Le Réseau du secteur privé libanais (The Lebanese Private Sector Network- LPSN) est une coalition de dirigeants d’entreprise, de professionnels et d’organisations engagés à préserver l’économie formelle du Liban et à promouvoir une croissance durable. Il opère en s’axant sur deux piliers : d’une part, le plaidoyer, qui publie des positions de politique publique et participe aux débats de réforme ; d’autre part, la mise en œuvre des politiques, représentées par Lebanon Works, qui vise à transformer les idées en initiatives concrètes favorisant l’emploi et la croissance.

Ces dernières années, le Réseau du secteur privé libanais, en collaboration avec d’autres acteurs du secteur privé, plaide activement pour des réformes et des solutions pratiques concernant les indemnités de fin de service (IFS) gérées par la Caisse nationale de sécurité sociale (CNSS).

À la suite de l’effondrement économique de 2019 et de la forte dépréciation de la livre libanaise, la CNSS a publié, en février 2024, le mémo 740 mettant à jour le taux de change utilisé pour calculer les droits à l’IFS accumulés sur une période de vingt ans.
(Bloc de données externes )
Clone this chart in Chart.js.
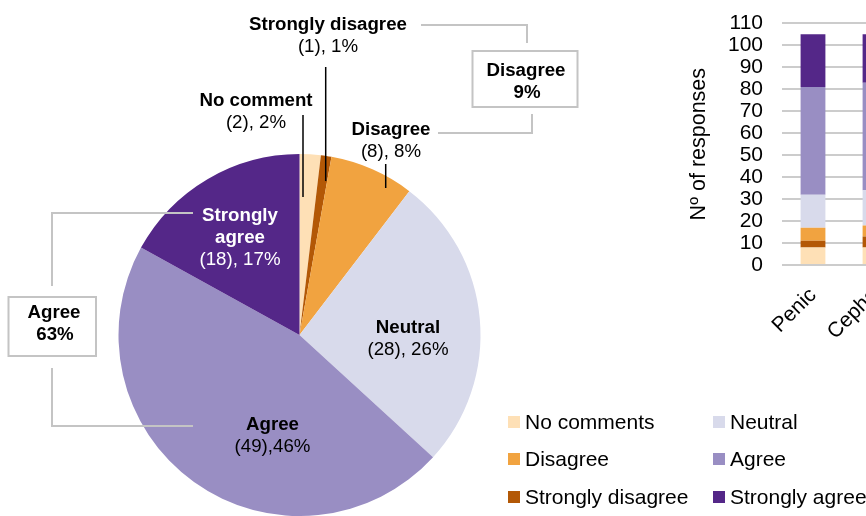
<!DOCTYPE html>
<html>
<head>
<meta charset="utf-8">
<script src="https://cdn.jsdelivr.net/npm/chart.js@4.4.0/dist/chart.umd.min.js"></script>
<style>
    html, body { margin: 0; padding: 0; width: 866px; height: 516px; overflow: hidden; background: #fff; }
    #pieCanvas { position: absolute; left: 0; top: 0; }
    #barCanvas { position: absolute; left: 680px; top: 0; }
    .item { position: absolute; height: 26px; display: flex; align-items: center; white-space: nowrap;
            font: 21px "Liberation Sans", Arial, sans-serif; color: #000; }
    .item .box { width: 12px; height: 12px; margin-right: 5px; }
</style>
</head>
<body>
<canvas id="pieCanvas" width="600" height="516"></canvas>
<canvas id="barCanvas" width="226" height="345"></canvas>
<div id="legend"></div>

<script>
    // pie: answers, clockwise from 12 o'clock
    var pieLabels = ['No comment', 'Strongly disagree', 'Disagree', 'Neutral', 'Agree', 'Strongly agree'];
    var pieCounts = [2, 1, 8, 28, 49, 18];
    var pieColors = ['#fee0b6', '#b35806', '#f1a340', '#d8daeb', '#998ec3', '#542788'];

    // grouped callouts (boxes)
    var groupNames = ['Disagree', 'Agree'];
    var groupSlices = [[1, 2], [4, 5]];

    // stacked bars
    var barCategories = ['Penic', 'Cepha'];
    var noComments = [8, 8];
    var stronglyDisagree = [3, 5];
    var disagree = [6, 5];
    var neutral = [15, 16];
    var agree = [49, 49];
    var stronglyAgree = [24, 22];
    var yTicks = [0, 10, 20, 30, 40, 50, 60, 70, 80, 90, 100, 110];

    var boldFont = 'bold 18.7px "Liberation Sans", Arial, sans-serif';
    var normFont = '18.7px "Liberation Sans", Arial, sans-serif';

    // where each slice's text goes
    var sliceText = [
        {x: 256, y: 101, sep: ', ', color: '#000', wrap: false, line: [303, 115, 197]},
        {x: 328, y: 25, sep: ', ', color: '#000', wrap: false, line: [325.7, 67, 181]},
        {x: 391, y: 130, sep: ', ', color: '#000', wrap: false, line: [385.7, 164, 188]},
        {x: 408, y: 328, sep: ', ', color: '#000', wrap: false},
        {x: 272.5, y: 425, sep: ',', color: '#000', wrap: false},
        {x: 240, y: 215.5, sep: ', ', color: '#fff', wrap: true}
    ];
    var groupBoxes = [
        {box: [472.5, 51, 105, 56], x: 526, y: 70.5,
         paths: [[[421, 25], [527, 25], [527, 43]], [[438, 133], [532, 133], [532, 114]]]},
        {box: [8.5, 297, 87.5, 59], x: 54, y: 313,
         paths: [[[193, 213], [52, 213], [52, 286]], [[52, 368], [52, 426], [193, 426]]]}
    ];

    var calloutPlugin = {
        id: 'callouts',
        afterDraw: function (chart) {
            var ctx = chart.ctx;
            var total = 0;
            for (var i in pieCounts) total += pieCounts[i];
            var pct = pieCounts.map(function (n) { return Math.round(n / total * 100); });

            ctx.save();
            ctx.textAlign = 'center';
            ctx.textBaseline = 'middle';

            // leader lines for the thin slices
            ctx.strokeStyle = '#000';
            ctx.lineWidth = 1.5;
            sliceText.forEach(function (t) {
                if (!t.line) return;
                ctx.beginPath();
                ctx.moveTo(t.line[0], t.line[1]);
                ctx.lineTo(t.line[0], t.line[2]);
                ctx.stroke();
            });

            // slice labels
            sliceText.forEach(function (t, i) {
                var y = t.y;
                var names = t.wrap ? pieLabels[i].split(' ') : [pieLabels[i]];
                ctx.fillStyle = t.color;
                ctx.font = boldFont;
                names.forEach(function (s) {
                    ctx.fillText(s, t.x, y);
                    y += 22;
                });
                ctx.font = normFont;
                ctx.fillText('(' + pieCounts[i] + ')' + t.sep + pct[i] + '%', t.x, y);
            });

            // grey boxes with their connectors
            ctx.strokeStyle = '#c4c4c4';
            ctx.lineWidth = 2;
            groupBoxes.forEach(function (g, k) {
                g.paths.forEach(function (p) {
                    ctx.beginPath();
                    ctx.moveTo(p[0][0], p[0][1]);
                    for (var j = 1; j < p.length; j++) ctx.lineTo(p[j][0], p[j][1]);
                    ctx.stroke();
                });
                ctx.strokeRect(g.box[0], g.box[1], g.box[2], g.box[3]);
                var sum = 0;
                groupSlices[k].forEach(function (s) { sum += pct[s]; });
                ctx.fillStyle = '#000';
                ctx.font = boldFont;
                ctx.fillText(groupNames[k], g.x, g.y);
                ctx.fillText(sum + '%', g.x + 1, g.y + 22);
            });
            ctx.restore();
        }
    };

    var pieChart = new Chart(document.getElementById('pieCanvas'), {
        type: 'pie',
        data: {
            labels: pieLabels,
            datasets: [{
                data: pieCounts,
                backgroundColor: pieColors,
                borderWidth: 0
            }]
        },
        options: {
            responsive: false,
            animation: false,
            devicePixelRatio: 1,
            layout: { padding: { left: 118.5, right: 119.5, top: 154, bottom: 0 } },
            plugins: { legend: { display: false }, tooltip: { enabled: false } }
        },
        plugins: [calloutPlugin]
    });

    var series = [
        {label: 'No comments', data: noComments, color: '#fee0b6'},
        {label: 'Strongly disagree', data: stronglyDisagree, color: '#b35806'},
        {label: 'Disagree', data: disagree, color: '#f1a340'},
        {label: 'Neutral', data: neutral, color: '#d8daeb'},
        {label: 'Agree', data: agree, color: '#998ec3'},
        {label: 'Strongly agree', data: stronglyAgree, color: '#542788'}
    ];

    var barChart = new Chart(document.getElementById('barCanvas'), {
        type: 'bar',
        data: {
            labels: barCategories,
            datasets: series.map(function (s) {
                return {
                    label: s.label,
                    data: s.data,
                    backgroundColor: s.color,
                    borderWidth: 0,
                    barPercentage: 0.4,
                    categoryPercentage: 1
                };
            })
        },
        options: {
            responsive: false,
            animation: false,
            devicePixelRatio: 1,
            layout: { padding: { top: 23.3, right: 0, bottom: 0, left: 0 } },
            plugins: { legend: { display: false }, tooltip: { enabled: false } },
            scales: {
                x: {
                    stacked: true,
                    grid: { display: false },
                    border: { display: false },
                    ticks: {
                        color: '#000',
                        font: { family: '"Liberation Sans", Arial, sans-serif', size: 21 },
                        minRotation: 45,
                        maxRotation: 45,
                        padding: 10
                    },
                    afterFit: function (scale) { scale.height = 80; }
                },
                y: {
                    stacked: true,
                    min: 0,
                    max: 110,
                    afterBuildTicks: function (scale) {
                        scale.ticks = yTicks.map(function (v) { return {value: v}; });
                    },
                    grid: { color: '#cccccc', lineWidth: 2, drawTicks: false },
                    border: { display: false },
                    ticks: {
                        color: '#000',
                        autoSkip: false,
                        font: { family: '"Liberation Sans", Arial, sans-serif', size: 21, lineHeight: 1 },
                        padding: 19
                    },
                    title: {
                        display: true,
                        text: 'Nº of responses',
                        color: '#000',
                        font: { family: '"Liberation Sans", Arial, sans-serif', size: 21.5, lineHeight: 1.2 },
                        padding: { top: 6, bottom: 16 }
                    },
                    afterFit: function (scale) {
                        scale.width = 102;
                        // tick padding is only wanted sideways
                        scale.paddingTop = 0;
                        scale.paddingBottom = 0;
                    }
                }
            }
        }
    });

    // legend in two columns
    var legendOrder = [0, 3, 2, 4, 1, 5];
    var legendCols = [508, 713];
    var legendRows = [422, 459, 497];
    var legend = document.getElementById('legend');
    legendOrder.forEach(function (s, k) {
        var item = document.createElement('div');
        item.className = 'item';
        item.style.left = legendCols[k % 2] + 'px';
        item.style.top = (legendRows[Math.floor(k / 2)] - 13) + 'px';
        var box = document.createElement('span');
        box.className = 'box';
        box.style.background = series[s].color;
        item.appendChild(box);
        item.appendChild(document.createTextNode(series[s].label));
        legend.appendChild(item);
    });
</script>
</body>
</html>
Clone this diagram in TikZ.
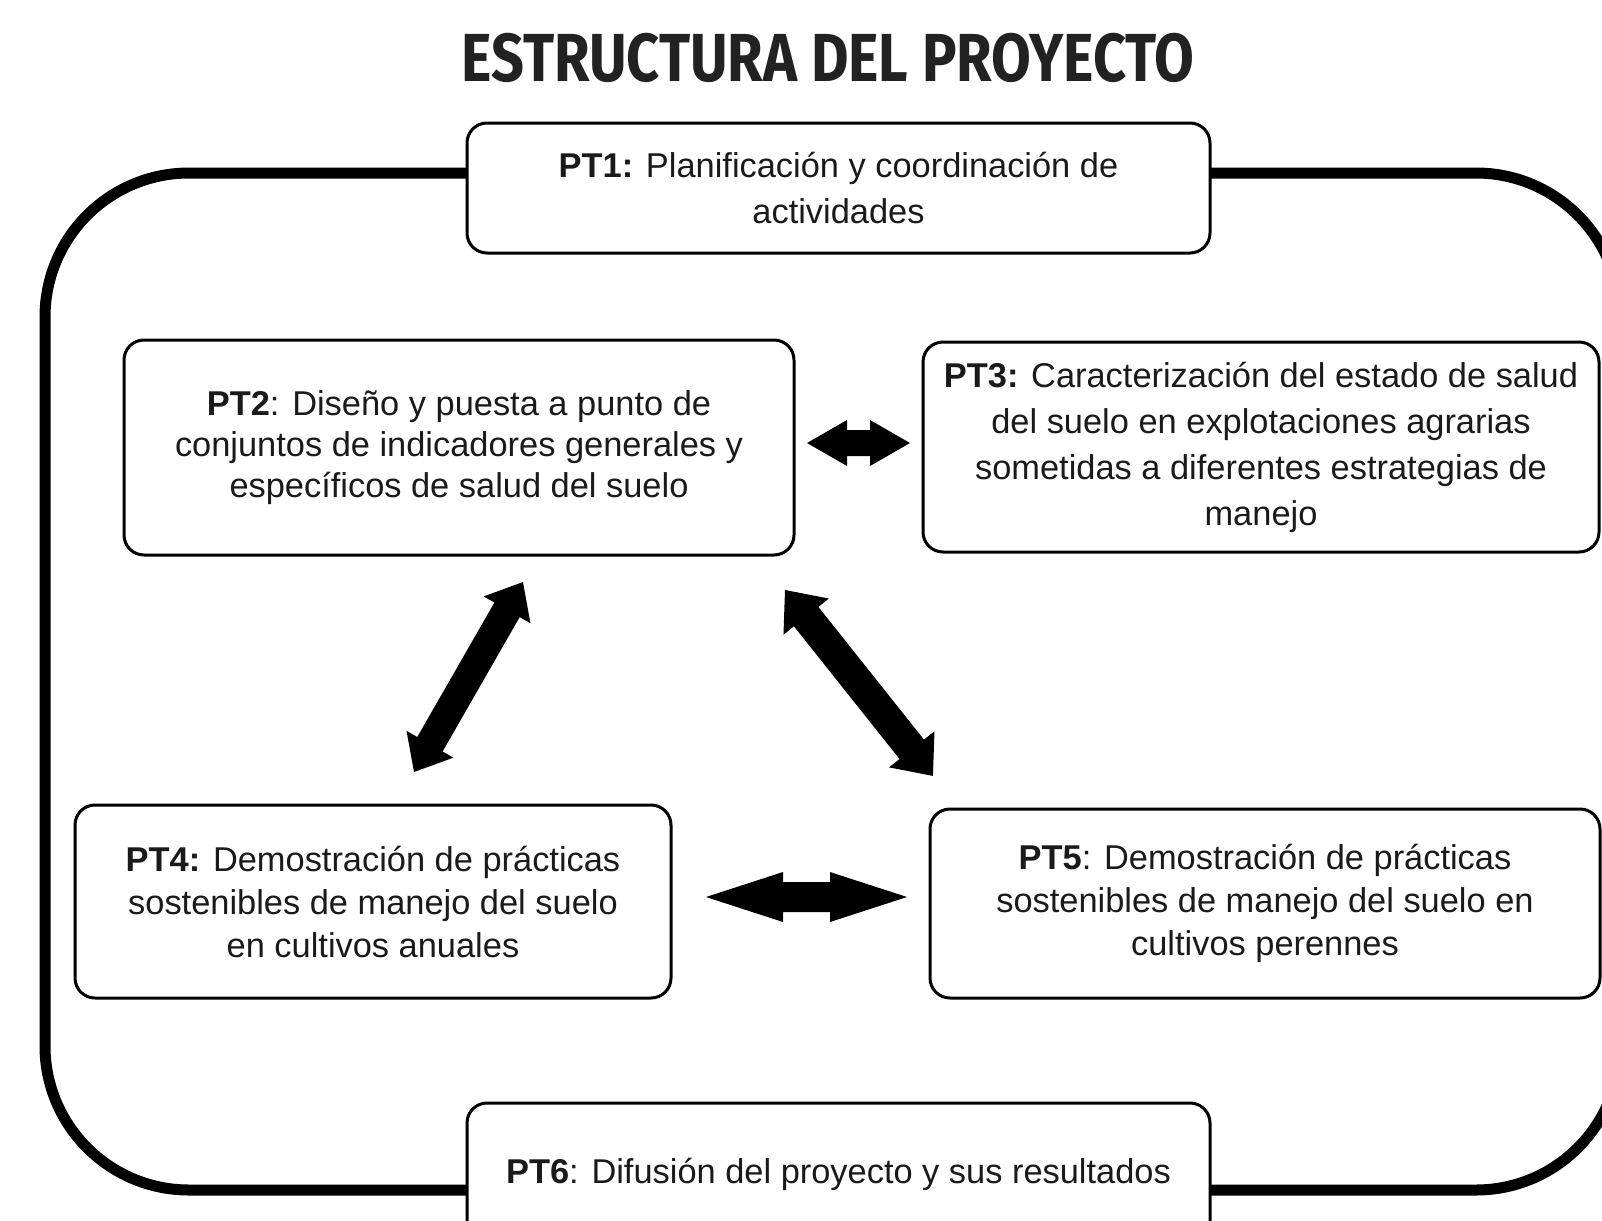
\documentclass[tikz,border=0pt]{standalone}
\usepackage{fontspec}
\setmainfont{Liberation Sans}
\newfontfamily\titlefont{Fira Sans}
\usetikzlibrary{calc}
\definecolor{ink}{HTML}{1A1A1A}
\definecolor{titleink}{HTML}{222222}
\tikzset{
  ptbox/.style={draw=black, line width=1.5pt, rounded corners=10pt, fill=white,
    align=center, inner sep=0pt, text=ink, font=\fontsize{17.2pt}{21pt}\selectfont},
  outerloop/.style={draw=black, line width=5.5pt, rounded corners=72pt},
  blockfill/.style={fill=black, draw=none}
}
% #1,#2 end coordinates; #3 shaft half width; #4 head half width; #5 head length
\newcommand\blockarrow[5]{%
  \path[blockfill] let \p1=($(#2)-(#1)$), \n1={veclen(\x1,\y1)}, \n2={atan2(\y1,\x1)} in
    {[shift={(#1)}, rotate=\n2]
    (0pt,0pt) -- (#5,#4) -- (#5,#3) -- ({\n1-#5},#3) -- ({\n1-#5},#4) -- (\n1,0pt)
    -- ({\n1-#5},-#4) -- ({\n1-#5},-#3) -- (#5,-#3) -- (#5,-#4) -- cycle};%
}
\begin{document}
\begin{tikzpicture}[x=0.5pt, y=-0.5pt]
\useasboundingbox (0,0) rectangle (1602,1221);
\clip (0,0) rectangle (1602,1221);
\fill[white] (0,0) rectangle (1602,1221);

\node[text=titleink] (title) at (828,58)
  {\resizebox{366.5pt}{\height}{\titlefont\bfseries\fontsize{34pt}{40pt}\selectfont ESTRUCTURA DEL PROYECTO}};

\draw[outerloop] (45,173) rectangle (1620,1190);

\node[ptbox, minimum width=371.5pt, minimum height=65pt, font=\fontsize{17.2pt}{23pt}\selectfont] (pt1) at (838.5,188)
  {\textbf{PT1:} Planificación y coordinación de\\actividades};
\node[ptbox, minimum width=335pt, minimum height=107.5pt, font=\fontsize{17.2pt}{20.5pt}\selectfont] (pt2) at (459,447.5)
  {\textbf{PT2}: Diseño y puesta a punto de\\conjuntos de indicadores generales y\\específicos de salud del suelo};
\node[ptbox, minimum width=338pt, minimum height=105pt, font=\fontsize{17.2pt}{23pt}\selectfont] (pt3) at (1261,447)
  {\textbf{PT3:} Caracterización del estado de salud\\del suelo en explotaciones agrarias\\sometidas a diferentes estrategias de\\manejo};
\node[ptbox, minimum width=298pt, minimum height=96.5pt, font=\fontsize{17.2pt}{21.5pt}\selectfont] (pt4) at (373,901.5)
  {\textbf{PT4:} Demostración de prácticas\\sostenibles de manejo del suelo\\en cultivos anuales};
\node[ptbox, minimum width=335pt, minimum height=94.5pt, font=\fontsize{17.2pt}{21.5pt}\selectfont] (pt5) at (1265,903.5)
  {\textbf{PT5}: Demostración de prácticas\\sostenibles de manejo del suelo en\\cultivos perennes};
\node[ptbox, minimum width=371.5pt, minimum height=70pt, text depth=0pt] (pt6) at (838.5,1173)
  {\raisebox{2.5pt}{\textbf{PT6}: Difusión del proyecto y sus resultados}};

% arrow end points
\coordinate (a23a) at (807,443);
\coordinate (a23b) at (910,443);
\coordinate (a45a) at (706,897);
\coordinate (a45b) at (907,897);
\coordinate (a24a) at (414,772);
\coordinate (a24b) at (523,582);
\coordinate (a25a) at (785,590);
\coordinate (a25b) at (933,776);

\blockarrow{a23a}{a23b}{6.5pt}{11.5pt}{20pt}
\blockarrow{a45a}{a45b}{7.5pt}{12.5pt}{38.5pt}
\blockarrow{a24a}{a24b}{7.3pt}{13.5pt}{16pt}
\blockarrow{a25a}{a25b}{7.8pt}{14.5pt}{17pt}
\end{tikzpicture}
\end{document}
Le nouveau calcul applique désormais un taux de 89 500 LBP. Or, pendant la majeure partie de cette période, les employeurs ont versé leurs contributions sur la base des taux officiels alors en vigueur, d’abord 1 500 LBP puis 15 000 LBP pour 1 USD. Ce changement crée un défi majeur pour le secteur privé en raison de l’écart entre la valeur des contributions versées et l’indemnité désormais due aux salariés. Executive s’est entretenu avec des représentants du Réseau du secteur privé libanais pour évoquer les pressions auxquelles est confronté aujourd’hui le secteur privé formel, les risques pour les entreprises, les employés et l’ensemble de l’économie, ainsi que la question non résolue du financement de l’écart.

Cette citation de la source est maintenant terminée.